Monday, June 27, 2011

Some advice from a wise 30-something to you lucky 20-somethings:

1. Don't be afraid of making mistakes: But when you make them, own them. This means apologizing to whomever you offended/puked on/ditched/stalked/tagged in unflattering photos on Facebook.

2. Don't be afraid to incur some debt to go after your dream. To expand on this: taking out loans for grad school, putting your savings into making a movie, traveling around the country while you write that Great American novel-now's the time to do it. (Of course, running up $24,935.28 on a buffet of credit cards just to support your "artistic lifestyle" so you don't have to get a job or produce any actual work is a little more frowned upon.)

3. Stay in touch with your high school friends. The older you get, the more you'll want to stay friends with people who knew, not only the awkward, nerdy you, but where you're from.

4. Be proud of where you're from. Its part of what made you who you are today; regardless of the situation you escaped.

5. Be proud of who you're from regardless of the situation you escaped.

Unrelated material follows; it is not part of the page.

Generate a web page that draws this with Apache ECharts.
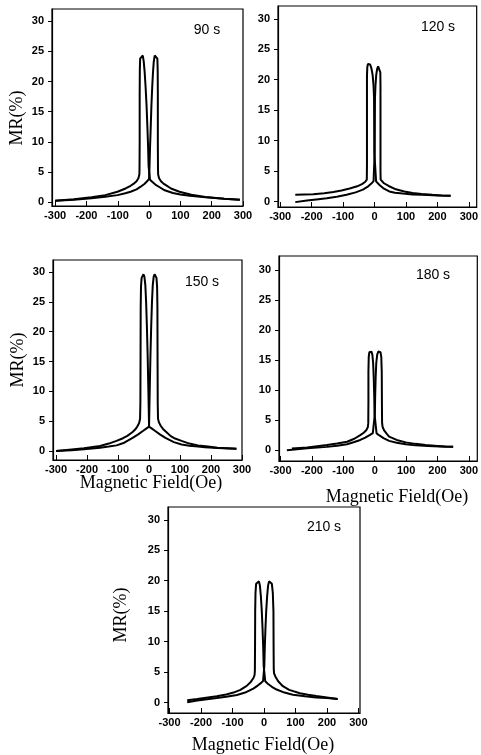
<!DOCTYPE html>
<html>
<head>
<meta charset="utf-8">
<script src="https://cdn.jsdelivr.net/npm/echarts@6/dist/echarts.min.js"></script>
<style>
  html, body { margin: 0; padding: 0; background: #fff; }
  #chart { width: 481px; height: 755px; }
</style>
</head>
<body>
<div id="chart"></div>
<script>
// annealing times, one panel each
var panelNames = ["90 s", "120 s", "150 s", "180 s", "210 s"];
var xTicks = [-300, -200, -100, 0, 100, 200, 300];
var yTicks = [0, 5, 10, 15, 20, 25, 30];

// [H (Oe), MR (%)] - sweep from +H to -H
var mr90Down = [[290,0.45],[240,0.6],[180,0.85],[130,1.1],[100,1.3],[76,1.55],[50,2.0],[34,2.5],[20,2.95],[10,3.4],[3,3.75],[0,3.9],
  [-1.5,6],[-3,9],[-5,12],[-8,16],[-11,19],[-14,21.5],[-17,23.3],[-20,24.3],[-23,24.6],[-26,24.5],[-28.5,23.8],[-29.5,22],[-30,18],[-30,10],[-30.5,5.5],[-31,4.6],
  [-34,4.0],[-40,3.5],[-50,3.05],[-59,2.75],[-75,2.3],[-101,1.75],[-140,1.2],[-184,0.85],[-240,0.5],[-300,0.25]];
// sweep from -H to +H
var mr90Up = [[-300,0.25],[-240,0.45],[-184,0.7],[-140,0.95],[-101,1.2],[-76,1.5],[-59,1.75],[-40,2.15],[-28,2.55],[-15,3.05],[-7,3.45],[-2,3.75],[0,3.9],
  [1.5,6],[3,9],[5,12],[7.5,16],[10,19],[12.5,21.5],[15,23.3],[18,24.3],[21,24.6],[24,24.5],[26.5,23.8],[27.5,22],[28,18],[28,10],[28.5,5.5],[29,4.6],
  [32,4.0],[38,3.5],[46,3.1],[55,2.8],[70,2.3],[97,1.75],[135,1.25],[180,0.9],[240,0.6],[290,0.45]];

var mr120Down = [[242,0.95],[200,1.0],[170,1.05],[150,1.1],[121,1.15],[90,1.3],[65,1.45],[47,1.65],[30,2.1],[15,2.75],[5,3.3],[0,3.6],
  [-0.5,8],[-1,13],[-1.5,17],[-3,19],[-6,20.8],[-10,21.9],[-14,22.5],[-18,22.7],[-21,22.6],[-23,22],[-24,20.5],[-24,14],[-24,6],[-24.5,3.6],
  [-30,3.2],[-40,2.85],[-55,2.5],[-79,2.15],[-105,1.8],[-131,1.55],[-160,1.35],[-195,1.2],[-252,1.1]];
var mr120Up = [[-252,-0.1],[-215,0.15],[-185,0.35],[-152,0.55],[-120,0.8],[-89,1.1],[-60,1.5],[-37,1.95],[-20,2.5],[-10,2.95],[-3,3.35],[0,3.6],
  [0.5,8],[1,13],[1.5,17],[3,19],[5.5,20.8],[8.5,21.8],[11.5,22.2],[14.5,22.3],[17,22.1],[18.5,21.2],[19,19],[19,12],[19,5],[19.5,3.6],
  [23,3.3],[30,3.0],[45,2.55],[68,2.0],[95,1.65],[121,1.4],[150,1.25],[184,1.1],[215,1.0],[242,0.95]];

var mr150Down = [[282,0.4],[221,0.5],[180,0.65],[158,0.75],[130,0.9],[105,1.1],[80,1.5],[53,2.2],[35,2.8],[20,3.35],[8,3.8],[0,4.1],
  [-1,7],[-2.5,11],[-4.5,16],[-7,21],[-9.5,25],[-12,27.8],[-15,29.2],[-18,29.6],[-21,29.5],[-24,29.0],[-26,27.5],[-27,24],[-27.5,15],[-28,8],[-29,5.4],
  [-32,4.7],[-38,4.1],[-45,3.6],[-53,3.2],[-70,2.55],[-84,2.15],[-105,1.7],[-130,1.25],[-158,0.85],[-210,0.45],[-250,0.25],[-300,0.0]];
var mr150Up = [[-300,0.0],[-250,0.15],[-210,0.3],[-158,0.55],[-130,0.75],[-105,0.95],[-80,1.4],[-53,2.2],[-35,2.8],[-20,3.35],[-8,3.8],[0,4.1],
  [1,7],[2.5,11],[4.5,16],[7,21],[9.5,25],[12,27.8],[15,29.2],[18,29.6],[21,29.5],[24,29.0],[26,27.5],[27,24],[27.5,15],[28,8],[29,5.4],
  [32,4.8],[38,4.2],[45,3.7],[53,3.3],[70,2.5],[84,2.1],[105,1.7],[130,1.25],[158,0.95],[190,0.75],[221,0.55],[282,0.4]];

var mr180Down = [[250,0.55],[226,0.55],[170,0.7],[130,0.8],[99,1.0],[70,1.25],[46,1.55],[28,2.0],[15,2.45],[6,2.8],[0,3.05],
  [-0.5,6],[-1.5,9],[-3,12],[-5,14.5],[-7.5,15.9],[-10.5,16.4],[-14,16.5],[-17,16.3],[-19,15.5],[-20,13],[-20,8],[-20.5,4.5],
  [-22,3.8],[-27,3.3],[-35,2.9],[-46,2.5],[-65,1.9],[-88,1.4],[-120,1.1],[-152,0.85],[-215,0.45],[-264,0.3]];
var mr180Up = [[-280,0.0],[-215,0.3],[-152,0.55],[-120,0.75],[-88,1.0],[-65,1.35],[-46,1.7],[-30,2.1],[-15,2.55],[-6,2.85],[0,3.05],
  [0.5,6],[1.5,9],[3,12],[5,14.5],[8,15.9],[11.5,16.4],[15,16.5],[18.5,16.3],[21,15.5],[22.5,13],[23,8],[23.5,4.6],
  [25,3.9],[30,3.3],[38,2.75],[46,2.25],[70,1.7],[99,1.3],[130,1.05],[162,0.85],[200,0.7],[226,0.6],[250,0.55]];

var mr210Down = [[234,0.6],[200,0.75],[166,0.85],[130,1.05],[92,1.3],[65,1.65],[40,2.15],[25,2.6],[12,3.1],[4,3.5],[0,3.7],
  [-1,6],[-2.5,9],[-4.5,12],[-7,15],[-10,17.5],[-13,19.2],[-16,19.9],[-19,20.1],[-22,20.0],[-25,19.5],[-27,18],[-28,15],[-28.5,9],[-29,5.2],
  [-30,4.5],[-34,4.0],[-42,3.4],[-55,2.75],[-75,2.1],[-97,1.65],[-120,1.35],[-150,1.05],[-212,0.6],[-244,0.4]];
var mr210Up = [[-244,0.05],[-212,0.35],[-150,0.75],[-120,0.95],[-86,1.25],[-60,1.65],[-34,2.3],[-20,2.8],[-10,3.2],[-3,3.55],[0,3.7],
  [1,6],[2.5,9],[4.5,12],[7,15],[10,17.5],[13,19.2],[16,19.9],[19,20.1],[22,20.0],[25,19.5],[28,18],[30,15],[30.5,9],[31,5.5],
  [32,4.8],[36,4.3],[45,3.5],[60,2.7],[80,2.1],[114,1.55],[140,1.3],[166,1.1],[200,0.85],[234,0.6]];

var curves = [
  [mr90Down, mr90Up],
  [mr120Down, mr120Up],
  [mr150Down, mr150Up],
  [mr180Down, mr180Up],
  [mr210Down, mr210Up]
];

// layout of the five frames
var boxes = [
  { left: 52, top: 9, width: 191, height: 197, x: [-310, 300], y: [-0.6, 32.0] },
  { left: 278, top: 6, width: 200, height: 201, x: [-307, 325], y: [-0.9, 32.1] },
  { left: 53, top: 260, width: 189, height: 200, x: [-310, 300], y: [-1.5, 32.0] },
  { left: 279, top: 256, width: 200, height: 205, x: [-305, 327], y: [-1.8, 32.3] },
  { left: 168, top: 507, width: 192, height: 206, x: [-305, 305], y: [-1.7, 32.1] }
];

var tickFont = { color: "#000", fontFamily: "Liberation Sans, Arial, sans-serif", fontSize: 11, fontWeight: "bold" };

var grid = [], xAxis = [], yAxis = [], series = [];
boxes.forEach(function (b, i) {
  grid.push({
    left: b.left, top: b.top, width: b.width, height: b.height,
    show: true, borderColor: "#000", borderWidth: 1.2, backgroundColor: "transparent"
  });
  xAxis.push({
    gridIndex: i, type: "value", min: b.x[0], max: b.x[1],
    splitLine: { show: false },
    axisLine: { show: true, onZero: false, lineStyle: { color: "#000", width: 1.2 } },
    axisTick: { show: true, inside: true, length: 5, customValues: xTicks, lineStyle: { color: "#000" } },
    axisLabel: Object.assign({ margin: 4, customValues: xTicks }, tickFont)
  });
  yAxis.push({
    gridIndex: i, type: "value", min: b.y[0], max: b.y[1],
    splitLine: { show: false },
    axisLine: { show: true, onZero: false, lineStyle: { color: "#000", width: 1.2 } },
    axisTick: { show: true, inside: false, length: 4, customValues: yTicks, lineStyle: { color: "#000" } },
    axisLabel: Object.assign({ margin: 8, customValues: yTicks }, tickFont)
  });
  curves[i].forEach(function (d) {
    series.push({
      type: "line", xAxisIndex: i, yAxisIndex: i, data: d,
      showSymbol: false, smooth: false, silent: true,
      lineStyle: { color: "#000", width: 2 }
    });
  });
});

var serif = '18px "Liberation Serif", "Times New Roman", serif';
var sans = '14px "Liberation Sans", Arial, sans-serif';
var tagPos = [[207, 30], [438, 27], [202, 282], [433, 275], [324, 527]];
var graphic = [];
panelNames.forEach(function (t, i) {
  graphic.push({ type: "text", x: tagPos[i][0], y: tagPos[i][1],
    style: { text: t, font: sans, fill: "#000", align: "center", verticalAlign: "middle" } });
});
[[17, 118], [18, 360], [121, 615]].forEach(function (p) {
  graphic.push({ type: "text", x: p[0], y: p[1], rotation: Math.PI / 2,
    style: { text: "MR(%)", font: serif, fill: "#000", align: "center", verticalAlign: "middle" } });
});
[[151, 483], [397, 497], [263, 745]].forEach(function (p) {
  graphic.push({ type: "text", x: p[0], y: p[1],
    style: { text: "Magnetic Field(Oe)", font: serif, fill: "#000", align: "center", verticalAlign: "middle" } });
});

var myChart = echarts.init(document.getElementById("chart"));
myChart.setOption({
  animation: false,
  backgroundColor: "#fff",
  grid: grid,
  xAxis: xAxis,
  yAxis: yAxis,
  series: series,
  graphic: graphic
});
</script>
</body>
</html>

6. Siblings can be troubling at times, but if you're lucky, they will be there your entire life. Treasure them.

7. A word about eye cream: Yes. Wear it. Every night.

8. One word about Botox: No.

9. I hate to break it to you, but as your twenties progress, the way your body handles food and alcohol changes. And by changes, I mean becomes a bastard who hoards sugar, dairy and booze in cute little saddlebags in the upper thigh and muffin top regions.

10. While I'm breaking it to you: hangovers get much, much worse as you get closer to 30. Brace yo'self.

11. Go to your high school reunion. Blah blah, you hated those losers/that town/your ceramics teacher/that time of your life. And you are much more fabulous now. Right? Great. Now go show it off.

12. You’re going to be attending a lot of weddings in your 20s. A LOT. A few tips of the trade: a. Eat before you go (the food is usually terrible and/or hours away). b. Do not ask ANYONE you have been dating for less than 3 months to be your date for a wedding more than 3 months away. ESPECIALLY a destination wedding. Recipe for disaster. c. If you are in the wedding, do NOT hook up with any groomsmen at the rehearsal dinner/shower/bachelor(ette) weekend. d. As a bridesmaid, you will be forced at one point to wear a watermelon-colored potato sack as a dress. Grin and bear it gracefully.

13. Accept that your 20s is the time when your friends (and of course, you) are going to be changing at warp speed. Some will get married, some will have babies, some will move away, some will succeed in their jobs, some will fail, and some will get really, really famous. Be happy for everyone (or sympathetic if things go poorly). But, be supportive –- your time is coming and one day you'll need that support too.

14. That being said, know that sometimes the changes will be too much for certain friendships to survive. And this just happens. People drift/splinter apart and that's just life.

15. Don't be afraid to clean out the friendship closet yourself, either. If you find yourself dreading hanging out with certain people, or feel small/ashamed around them, or not good enough, then end it. End the friendship. No one needs that, especially not a fabulous 20 something like yourself.

16. Date everyone.

17. To clarify #16, date everyone within reason. This is the time to meet/date/make out with a bunch of different people. The world is completely open to you and the choices are limitless. Try to date people who are different from your normal "type."

18. Speaking of "types," get over having one. Your type is human. Date them.

19.This one is tricky: in relationships, be open to everything, but don't throw everything into the other person's boat too soon. Keep one foot on the dock.

20. Oh, what am I talking about? You're a 20-something. It's impossible to not set sail.

21. Just remember where your harbor is.

22. If someone you're dating makes you feel ashamed to be yourself, dump them immediately. ]

23. Believe in true love. It exists. It just takes a lot of searching to find it.

24. Don't settle for anything (or anyone) less.

25. Don't be afraid of getting older and leaving your twenties behind. One day, on the eve of your 30th birthday, you'll look back at the crazy, horrifying, giddy, exciting, sprawling mess that was your twenties and smile. You'll smile because of all you've learned, how far you've come and the fact that life is still exciting. Maybe even a little more exciting than before. Because you've got your wild, exuberant, sparkling thirties in front of you.